TASK OBJECTIVE:
Gather all lines in the entries below that include the word "this".

RECORDS PROVIDED:
____

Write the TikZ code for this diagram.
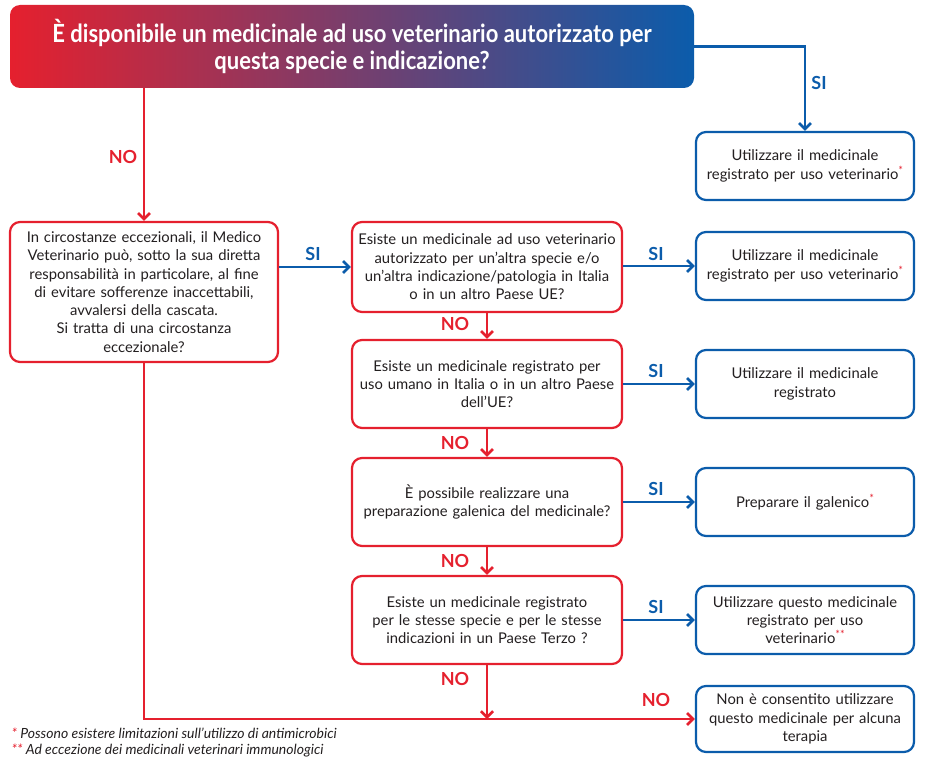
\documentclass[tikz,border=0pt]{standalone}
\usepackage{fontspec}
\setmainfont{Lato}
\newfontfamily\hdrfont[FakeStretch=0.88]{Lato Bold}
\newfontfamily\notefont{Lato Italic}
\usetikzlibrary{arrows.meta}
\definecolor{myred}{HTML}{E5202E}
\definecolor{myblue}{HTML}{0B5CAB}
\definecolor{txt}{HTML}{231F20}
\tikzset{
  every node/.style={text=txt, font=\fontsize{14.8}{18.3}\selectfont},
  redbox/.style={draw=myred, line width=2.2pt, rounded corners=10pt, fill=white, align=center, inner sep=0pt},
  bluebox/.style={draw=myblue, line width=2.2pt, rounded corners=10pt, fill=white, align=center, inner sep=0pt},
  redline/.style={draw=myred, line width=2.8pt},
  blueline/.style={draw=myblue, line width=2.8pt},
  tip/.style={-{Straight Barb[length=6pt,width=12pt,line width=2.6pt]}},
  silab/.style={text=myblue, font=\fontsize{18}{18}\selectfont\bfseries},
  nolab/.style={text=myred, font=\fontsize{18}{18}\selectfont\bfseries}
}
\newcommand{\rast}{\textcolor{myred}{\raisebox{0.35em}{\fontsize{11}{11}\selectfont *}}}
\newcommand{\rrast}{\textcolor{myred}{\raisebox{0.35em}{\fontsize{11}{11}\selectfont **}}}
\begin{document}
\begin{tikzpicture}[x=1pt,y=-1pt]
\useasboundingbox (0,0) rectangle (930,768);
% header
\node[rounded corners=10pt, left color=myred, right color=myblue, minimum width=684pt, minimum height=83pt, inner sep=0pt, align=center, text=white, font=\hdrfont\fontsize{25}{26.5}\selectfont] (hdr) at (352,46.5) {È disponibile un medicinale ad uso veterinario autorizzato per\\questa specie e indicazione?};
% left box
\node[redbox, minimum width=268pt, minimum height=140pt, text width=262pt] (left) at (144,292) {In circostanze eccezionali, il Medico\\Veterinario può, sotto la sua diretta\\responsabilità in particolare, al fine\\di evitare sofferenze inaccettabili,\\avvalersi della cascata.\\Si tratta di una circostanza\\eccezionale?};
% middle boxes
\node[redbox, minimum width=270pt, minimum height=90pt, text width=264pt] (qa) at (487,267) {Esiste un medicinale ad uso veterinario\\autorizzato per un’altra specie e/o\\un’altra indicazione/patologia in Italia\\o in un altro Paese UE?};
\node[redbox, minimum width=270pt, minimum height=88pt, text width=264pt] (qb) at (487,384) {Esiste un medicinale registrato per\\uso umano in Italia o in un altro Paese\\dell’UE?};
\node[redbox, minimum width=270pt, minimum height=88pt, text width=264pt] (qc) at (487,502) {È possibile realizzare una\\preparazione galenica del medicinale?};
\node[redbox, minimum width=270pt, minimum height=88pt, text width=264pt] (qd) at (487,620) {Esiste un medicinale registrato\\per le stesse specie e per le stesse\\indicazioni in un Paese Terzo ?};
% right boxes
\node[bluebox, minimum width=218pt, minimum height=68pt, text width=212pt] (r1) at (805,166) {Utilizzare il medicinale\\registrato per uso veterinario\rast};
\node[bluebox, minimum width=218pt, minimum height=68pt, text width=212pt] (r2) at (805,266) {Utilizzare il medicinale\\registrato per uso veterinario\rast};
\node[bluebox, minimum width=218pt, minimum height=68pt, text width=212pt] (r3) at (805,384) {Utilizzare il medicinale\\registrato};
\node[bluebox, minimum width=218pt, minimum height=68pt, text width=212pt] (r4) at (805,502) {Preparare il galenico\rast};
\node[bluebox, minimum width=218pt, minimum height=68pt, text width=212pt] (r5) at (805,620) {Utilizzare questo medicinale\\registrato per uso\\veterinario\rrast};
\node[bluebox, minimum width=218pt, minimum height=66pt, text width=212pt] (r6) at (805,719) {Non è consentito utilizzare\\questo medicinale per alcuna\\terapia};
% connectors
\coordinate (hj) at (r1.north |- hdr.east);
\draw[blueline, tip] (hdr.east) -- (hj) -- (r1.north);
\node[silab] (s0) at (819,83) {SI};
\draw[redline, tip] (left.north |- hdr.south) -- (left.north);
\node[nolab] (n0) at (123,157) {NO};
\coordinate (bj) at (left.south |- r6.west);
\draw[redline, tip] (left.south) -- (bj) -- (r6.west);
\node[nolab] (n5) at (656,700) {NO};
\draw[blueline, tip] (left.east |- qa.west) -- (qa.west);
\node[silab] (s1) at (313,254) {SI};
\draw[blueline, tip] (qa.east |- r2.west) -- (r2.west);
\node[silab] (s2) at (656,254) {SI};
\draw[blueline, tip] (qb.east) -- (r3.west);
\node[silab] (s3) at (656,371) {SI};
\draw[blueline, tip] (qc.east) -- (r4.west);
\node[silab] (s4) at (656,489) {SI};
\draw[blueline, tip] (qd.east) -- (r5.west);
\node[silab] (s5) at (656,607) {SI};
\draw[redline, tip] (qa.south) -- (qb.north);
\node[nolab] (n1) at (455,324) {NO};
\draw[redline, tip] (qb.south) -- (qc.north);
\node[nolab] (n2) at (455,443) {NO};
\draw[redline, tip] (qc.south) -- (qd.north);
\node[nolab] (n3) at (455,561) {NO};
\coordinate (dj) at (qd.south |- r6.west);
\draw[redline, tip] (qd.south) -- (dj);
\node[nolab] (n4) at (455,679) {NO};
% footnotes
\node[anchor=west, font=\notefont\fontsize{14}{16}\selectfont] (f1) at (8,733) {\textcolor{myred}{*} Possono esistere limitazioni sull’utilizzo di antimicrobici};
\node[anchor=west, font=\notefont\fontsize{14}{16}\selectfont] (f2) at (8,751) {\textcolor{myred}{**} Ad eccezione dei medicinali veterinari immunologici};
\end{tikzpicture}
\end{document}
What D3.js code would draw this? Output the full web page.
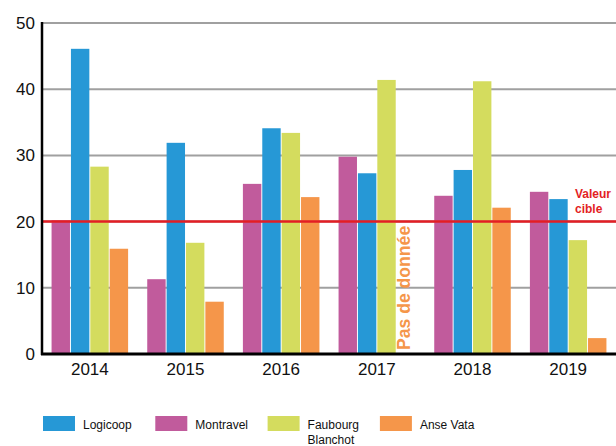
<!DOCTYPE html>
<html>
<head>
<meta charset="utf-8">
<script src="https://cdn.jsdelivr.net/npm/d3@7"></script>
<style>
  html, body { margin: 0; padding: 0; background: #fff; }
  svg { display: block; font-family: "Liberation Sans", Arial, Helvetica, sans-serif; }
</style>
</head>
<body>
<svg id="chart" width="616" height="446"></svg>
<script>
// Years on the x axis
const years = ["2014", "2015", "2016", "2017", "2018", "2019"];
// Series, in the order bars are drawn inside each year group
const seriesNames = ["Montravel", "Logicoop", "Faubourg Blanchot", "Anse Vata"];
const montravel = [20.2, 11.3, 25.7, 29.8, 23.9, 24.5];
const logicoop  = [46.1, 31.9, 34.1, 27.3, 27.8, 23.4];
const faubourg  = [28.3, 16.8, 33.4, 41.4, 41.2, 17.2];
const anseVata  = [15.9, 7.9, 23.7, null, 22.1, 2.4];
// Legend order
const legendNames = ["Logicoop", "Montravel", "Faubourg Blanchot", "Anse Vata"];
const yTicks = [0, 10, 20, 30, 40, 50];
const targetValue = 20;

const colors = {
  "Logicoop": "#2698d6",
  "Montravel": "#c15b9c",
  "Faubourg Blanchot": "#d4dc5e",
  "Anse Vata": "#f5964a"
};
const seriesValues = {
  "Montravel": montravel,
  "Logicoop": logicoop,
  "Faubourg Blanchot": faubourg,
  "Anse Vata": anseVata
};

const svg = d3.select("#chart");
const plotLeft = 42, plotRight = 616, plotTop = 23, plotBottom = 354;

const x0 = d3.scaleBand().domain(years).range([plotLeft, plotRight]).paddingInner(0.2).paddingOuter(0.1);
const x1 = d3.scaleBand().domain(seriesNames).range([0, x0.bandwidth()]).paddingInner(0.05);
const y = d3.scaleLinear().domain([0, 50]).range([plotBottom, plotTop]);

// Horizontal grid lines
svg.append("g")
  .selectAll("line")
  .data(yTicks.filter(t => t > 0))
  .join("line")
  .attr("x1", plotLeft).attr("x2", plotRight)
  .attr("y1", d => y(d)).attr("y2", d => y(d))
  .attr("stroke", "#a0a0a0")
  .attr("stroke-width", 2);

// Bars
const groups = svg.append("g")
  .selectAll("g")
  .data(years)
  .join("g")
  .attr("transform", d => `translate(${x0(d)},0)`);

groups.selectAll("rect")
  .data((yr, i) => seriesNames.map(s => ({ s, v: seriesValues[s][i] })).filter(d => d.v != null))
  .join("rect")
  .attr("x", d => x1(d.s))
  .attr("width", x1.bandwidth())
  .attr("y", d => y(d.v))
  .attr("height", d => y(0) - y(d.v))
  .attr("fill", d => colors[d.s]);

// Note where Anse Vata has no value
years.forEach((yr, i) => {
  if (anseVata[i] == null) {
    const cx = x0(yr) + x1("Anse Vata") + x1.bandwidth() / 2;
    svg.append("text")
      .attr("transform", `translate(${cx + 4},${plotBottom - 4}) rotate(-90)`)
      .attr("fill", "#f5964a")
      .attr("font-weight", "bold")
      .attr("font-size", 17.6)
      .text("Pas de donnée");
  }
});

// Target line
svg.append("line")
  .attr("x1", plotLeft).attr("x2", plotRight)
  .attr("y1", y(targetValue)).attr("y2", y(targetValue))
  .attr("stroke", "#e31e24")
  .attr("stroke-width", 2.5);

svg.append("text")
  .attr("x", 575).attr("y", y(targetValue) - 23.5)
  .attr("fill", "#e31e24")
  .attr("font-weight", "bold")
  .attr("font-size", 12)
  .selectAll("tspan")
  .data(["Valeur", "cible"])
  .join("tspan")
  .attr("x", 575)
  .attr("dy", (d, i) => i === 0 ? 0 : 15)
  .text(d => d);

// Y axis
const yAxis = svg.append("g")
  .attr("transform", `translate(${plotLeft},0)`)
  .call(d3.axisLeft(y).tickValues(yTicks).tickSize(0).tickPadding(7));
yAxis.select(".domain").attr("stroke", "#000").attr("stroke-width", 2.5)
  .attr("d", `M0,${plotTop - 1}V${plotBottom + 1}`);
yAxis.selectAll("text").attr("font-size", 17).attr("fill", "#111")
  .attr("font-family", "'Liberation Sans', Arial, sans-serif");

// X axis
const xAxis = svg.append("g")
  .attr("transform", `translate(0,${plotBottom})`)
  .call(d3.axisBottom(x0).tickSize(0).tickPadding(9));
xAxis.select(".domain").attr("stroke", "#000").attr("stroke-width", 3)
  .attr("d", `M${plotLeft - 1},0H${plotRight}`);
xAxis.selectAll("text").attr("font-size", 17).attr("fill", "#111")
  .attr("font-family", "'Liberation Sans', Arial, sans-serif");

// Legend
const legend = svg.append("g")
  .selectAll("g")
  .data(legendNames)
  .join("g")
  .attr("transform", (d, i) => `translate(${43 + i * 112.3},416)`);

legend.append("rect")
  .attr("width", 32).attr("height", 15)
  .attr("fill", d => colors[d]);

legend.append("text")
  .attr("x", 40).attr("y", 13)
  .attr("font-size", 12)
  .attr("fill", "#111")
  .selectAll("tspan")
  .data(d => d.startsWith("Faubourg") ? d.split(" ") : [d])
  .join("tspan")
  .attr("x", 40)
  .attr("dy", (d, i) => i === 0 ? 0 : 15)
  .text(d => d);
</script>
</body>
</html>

____

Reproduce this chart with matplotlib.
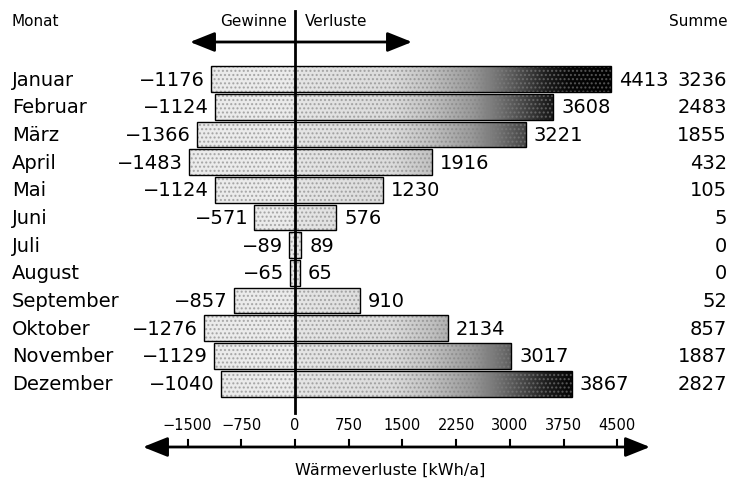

____

RESULT OF THE EXERCISE:
Write the TikZ code for this diagram.
What D3.js code would draw this? Output the full web page.
Reproduce this chart with matplotlib.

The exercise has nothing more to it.